An identity layer “for the web” was one thing when there was a separation between the online and offline worlds. Now, as we bring everything online through connected devices, smart cities, augmented humans, and (yes) blockchain too, the digital is “eating the real world” to put it in software terms.
If we bake identity into all things connected, we bake it into everything. We create a world where the default practice will be to identify in all contexts and all settings. In other words, adding identity to the web isn’t just adding it to the web anymore. With the digital subsuming our reality, it would become an identity layer for our lives.
In potentially solving important problems of identity for certain things, e.g. preventing fraud and abuse, we risk overidentifying ourselves and eliminating the possibility of ever remaining anonymous in any domain of our lives in the future. It’s the risks of a cashless society but even further-reaching.
Unfortunately, it’s something we don’t think about in the digital identity community very often, even as we worry about the censorship and privacy of transactions. In the “real world,” the only ubiquitous and persistent identifiers we have are our faces. This is perhaps why we find facial recognition technology so abhorrent that cities and municipalities are imposing wholesale moratoriums on it.
In the digital identity industry, we focus our attention on privacy and anonymity at the micro-level (for example, do you consent to sharing credential X? should we use a ZKP for Y?) without stepping back to question the system, and its very existence, at a macro-level (for example, does country Z really need a blockchain-enabled digital ID system in the first place?).
This may be, in part, because many of the central figures in the ID conversation, particularly those from the technical standards community, come from the early internet framing. We see the same individuals (people like Tim Berners Lee) trying to fix what is broken but based on the same starting point as before, overlooking what has now become a false dichotomy of the online/offline.
The risk is amplified by the properties of blockchain. In the bitcoin white paper, Satoshi argued that privacy on the ledger could be maintained “by keeping public keys anonymous” but cautioned that “if the owner of a key is revealed, linking could reveal other transactions that belonged to the same owner.” Ten years later, we still lack effective key management solutions. With a permanent, transparent, and immutable ledger for tracking persistent identifiers, the risks are grave, and the protections are few.
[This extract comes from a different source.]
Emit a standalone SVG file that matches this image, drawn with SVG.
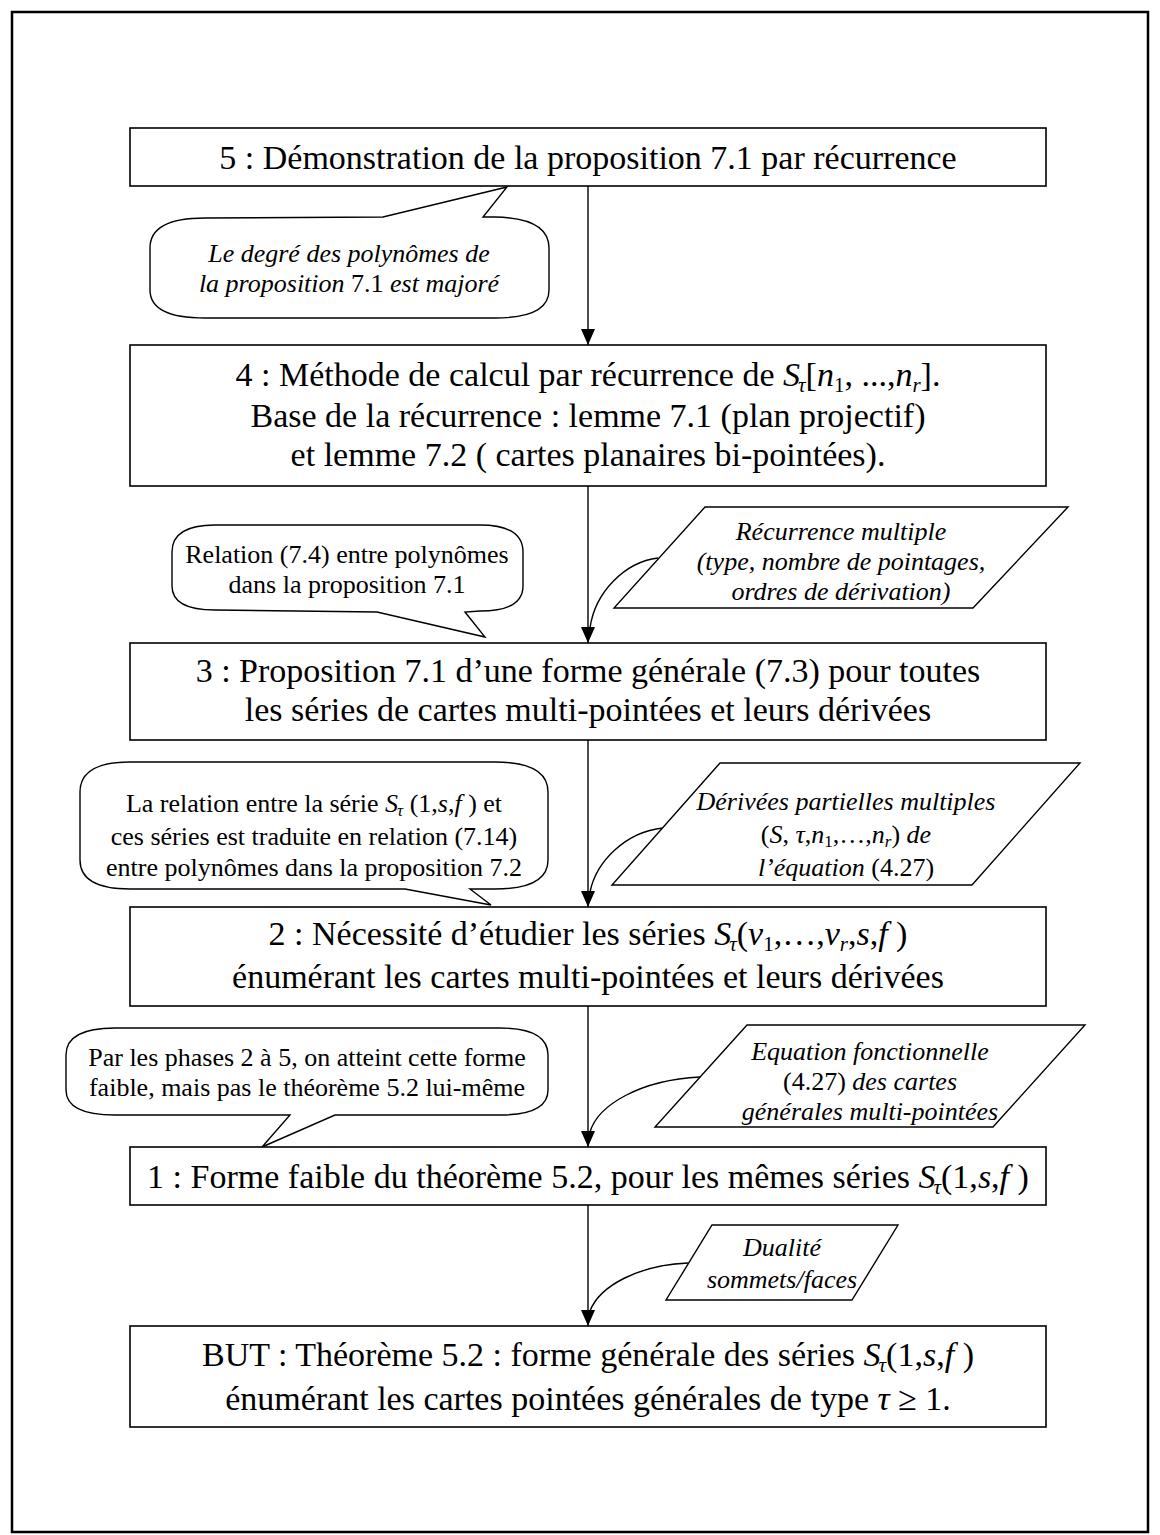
<svg xmlns="http://www.w3.org/2000/svg" width="1160" height="1535" viewBox="0 0 1160 1535">
<style>
.frame{fill:none;stroke:#000;stroke-width:2.5}
.box{fill:#fff;stroke:#000;stroke-width:1.6}
.call{fill:#fff;stroke:#000;stroke-width:1.4}
.conn{fill:none;stroke:#000;stroke-width:1.4}
.bt{font-family:"Liberation Serif","Times New Roman",serif;font-size:34px;text-anchor:middle;fill:#000}
.at{font-family:"Liberation Serif","Times New Roman",serif;font-size:26px;text-anchor:middle;fill:#000}
.i{font-style:italic}
.n{font-style:normal}
.sb{font-size:21px}
.sa{font-size:17px}
</style>
<defs>
<marker id="ah" viewBox="0 0 16 14" refX="16" refY="7" markerWidth="16" markerHeight="14" markerUnits="userSpaceOnUse" orient="auto"><path d="M0,0 L16,7 L0,14 Z" fill="#000"/></marker>
</defs>
<rect class="frame" x="12" y="12" width="1136" height="1520"/>

<g id="connectors">
<line class="conn" x1="588" y1="186" x2="588" y2="345" marker-end="url(#ah)"/>
<line class="conn" x1="588" y1="486" x2="588" y2="643" marker-end="url(#ah)"/>
<line class="conn" x1="588" y1="740" x2="588" y2="907" marker-end="url(#ah)"/>
<line class="conn" x1="588" y1="1006" x2="588" y2="1147" marker-end="url(#ah)"/>
<line class="conn" x1="588" y1="1205" x2="588" y2="1326" marker-end="url(#ah)"/>
<path class="conn" d="M658,558 C625,562 595,592 590,628"/>
<path class="conn" d="M663,828 C625,832 596,862 590,892"/>
<path class="conn" d="M700,1077 C640,1080 598,1105 590,1132"/>
<path class="conn" d="M688,1263 C640,1265 600,1285 590,1311"/>
</g>

<g id="box5">
<rect class="box" x="130" y="128" width="916" height="58"/>
<text class="bt" x="588" y="169">5 : Démonstration de la proposition 7.1 par récurrence</text>
</g>

<g id="note1">
<path class="call" d="M205,218 L383,217 L507,187 L483,217 L495,217 Q549,218 549,248 L549,290 Q549,318 495,318 L205,318 Q150,318 150,290 L150,248 Q150,218 205,218 Z"/>
<text class="at i" x="349" y="262">Le degré des polynômes de</text>
<text class="at i" x="349" y="292">la proposition <tspan class="n">7.1</tspan> est majoré</text>
</g>

<g id="box4">
<rect class="box" x="130" y="345" width="916" height="141"/>
<text class="bt" x="588" y="386">4 : Méthode de calcul par récurrence de <tspan class="i">S</tspan><tspan class="i sb" dx="-2" dy="6">τ</tspan><tspan dy="-6">[</tspan><tspan class="i">n</tspan><tspan class="sb" dy="6">1</tspan><tspan dy="-6">, ...,</tspan><tspan class="i">n</tspan><tspan class="i sb" dy="6">r</tspan><tspan dy="-6">].</tspan></text>
<text class="bt" x="588" y="427">Base de la récurrence : lemme 7.1 (plan projectif)</text>
<text class="bt" x="588" y="466">et lemme 7.2 ( cartes planaires bi-pointées).</text>
</g>

<g id="note2">
<path class="call" d="M215,525 L480,525 Q523,525 523,552 L523,586 Q523,611 480,611 L465,612 L485,637 L377,612 L215,610 Q172,610 172,586 L172,552 Q172,525 215,525 Z"/>
<text class="at" x="347" y="563">Relation (7.4) entre polynômes</text>
<text class="at" x="347" y="593">dans la proposition 7.1</text>
</g>

<g id="para1">
<path class="call" d="M705,507 L1068,507 L973,608 L614,608 Z"/>
<text class="at i" x="841" y="540">Récurrence multiple</text>
<text class="at i" x="841" y="570">(type, nombre de pointages,</text>
<text class="at i" x="841" y="600">ordres de dérivation)</text>
</g>

<g id="box3">
<rect class="box" x="130" y="643" width="916" height="97"/>
<text class="bt" x="588" y="682">3 : Proposition 7.1 d’une forme générale (7.3) pour toutes</text>
<text class="bt" x="588" y="721">les séries de cartes multi-pointées et leurs dérivées</text>
</g>

<g id="note3">
<path class="call" d="M130,762 L495,762 Q548,762 548,792 L548,860 Q548,889 495,889 L470,889 L491,905 L405,889 L130,889 Q80,889 80,860 L80,792 Q80,762 130,762 Z"/>
<text class="at" x="314" y="812">La relation entre  la série <tspan class="i">S</tspan><tspan class="i sa" dx="-1" dy="4">τ</tspan><tspan dy="-4"> (1,</tspan><tspan class="i">s</tspan>,<tspan class="i">f</tspan> ) et</text>
<text class="at" x="314" y="845">ces séries est traduite en relation (7.14)</text>
<text class="at" x="314" y="876">entre polynômes dans la proposition 7.2</text>
</g>

<g id="para2">
<path class="call" d="M720,763 L1080,763 L972,885 L612,885 Z"/>
<text class="at i" x="846" y="810">Dérivées partielles multiples</text>
<text class="at" x="846" y="843">(<tspan class="i">S</tspan>, <tspan class="i">τ</tspan>,<tspan class="i">n</tspan><tspan class="sa" dy="4">1</tspan><tspan dy="-4">,…,</tspan><tspan class="i">n</tspan><tspan class="i sa" dy="4">r</tspan><tspan dy="-4">) </tspan><tspan class="i">de</tspan></text>
<text class="at" x="846" y="876"><tspan class="i">l’équation</tspan> (4.27)</text>
</g>

<g id="box2">
<rect class="box" x="130" y="907" width="916" height="99"/>
<text class="bt" x="588" y="945">2 : Nécessité d’étudier les séries <tspan class="i">S</tspan><tspan class="i sb" dx="-2" dy="6">τ</tspan><tspan dy="-6">(</tspan><tspan class="i">v</tspan><tspan class="sb" dy="6">1</tspan><tspan dy="-6">,…,</tspan><tspan class="i">v</tspan><tspan class="i sb" dy="6">r</tspan><tspan dy="-6">,</tspan><tspan class="i">s</tspan>,<tspan class="i">f</tspan> )</text>
<text class="bt" x="588" y="988">énumérant les cartes multi-pointées et leurs dérivées</text>
</g>

<g id="note4">
<path class="call" d="M115,1028 L500,1028 Q548,1028 548,1055 L548,1090 Q548,1115 500,1115 L335,1115 L262,1147 L290,1115 L115,1115 Q66,1115 66,1090 L66,1055 Q66,1028 115,1028 Z"/>
<text class="at" x="307" y="1066">Par les phases 2 à 5, on atteint cette forme</text>
<text class="at" x="307" y="1096">faible, mais pas le théorème 5.2 lui-même</text>
</g>

<g id="para3">
<path class="call" d="M747,1025 L1085,1025 L993,1127 L655,1127 Z"/>
<text class="at i" x="870" y="1060">Equation fonctionnelle</text>
<text class="at" x="870" y="1090">(4.27) <tspan class="i">des cartes</tspan></text>
<text class="at i" x="870" y="1120">générales multi-pointées</text>
</g>

<g id="box1">
<rect class="box" x="130" y="1147" width="916" height="58"/>
<text class="bt" x="588" y="1188">1 : Forme faible du théorème 5.2, pour les mêmes séries <tspan class="i">S</tspan><tspan class="i sb" dx="-2" dy="6">τ</tspan><tspan dy="-6">(1,</tspan><tspan class="i">s</tspan>,<tspan class="i">f</tspan> )</text>
</g>

<g id="para4">
<path class="call" d="M712,1225 L898,1225 L852,1300 L666,1300 Z"/>
<text class="at i" x="782" y="1256">Dualité</text>
<text class="at i" x="782" y="1288">sommets/faces</text>
</g>

<g id="goal">
<rect class="box" x="130" y="1326" width="916" height="101"/>
<text class="bt" x="588" y="1366">BUT : Théorème 5.2 : forme générale des séries <tspan class="i">S</tspan><tspan class="i sb" dx="-2" dy="6">τ</tspan><tspan dy="-6">(1,</tspan><tspan class="i">s</tspan>,<tspan class="i">f</tspan> )</text>
<text class="bt" x="588" y="1410">énumérant les cartes pointées générales de type <tspan class="i">τ</tspan> ≥ 1.</text>
</g>
</svg>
It is easy to imagine the potential for self-imposed and externally enforced censorship, and to see how this might appeal to authoritarian regimes. We already see this risk with digital identity in general (with new national identity schemes, like India’s, rolling out with rapid speed, often with governments and the public sector abdicating power and sovereign functions to the private sector and their technologies). In fact, some speculate it is motivating certain countries to roll out blockchain-based systems that could surveil transactions, and in turn, people’s behavior and lives.
Given the ethos of the decentralized identity community, I doubt that anyone building this layer wants to end up in a situation of ubiquitous and persistent identification. On the contrary, I believe they would find it anathema. Of course, it wouldn’t be the first time the industry has faced unintended consequences (e.g., disintermediation resulting in more intermediaries, democratization resulting in more wealth concentration and inequality, and so on) but it is an overlooked possibility.
From my perspective, professionals in law, policy, regulation, and other domains of thought around decentralized identity should address whether we want to accept this default of persistent and ubiquitous identification or whether there are contexts in which we want (and should have) a right to remain anonymous.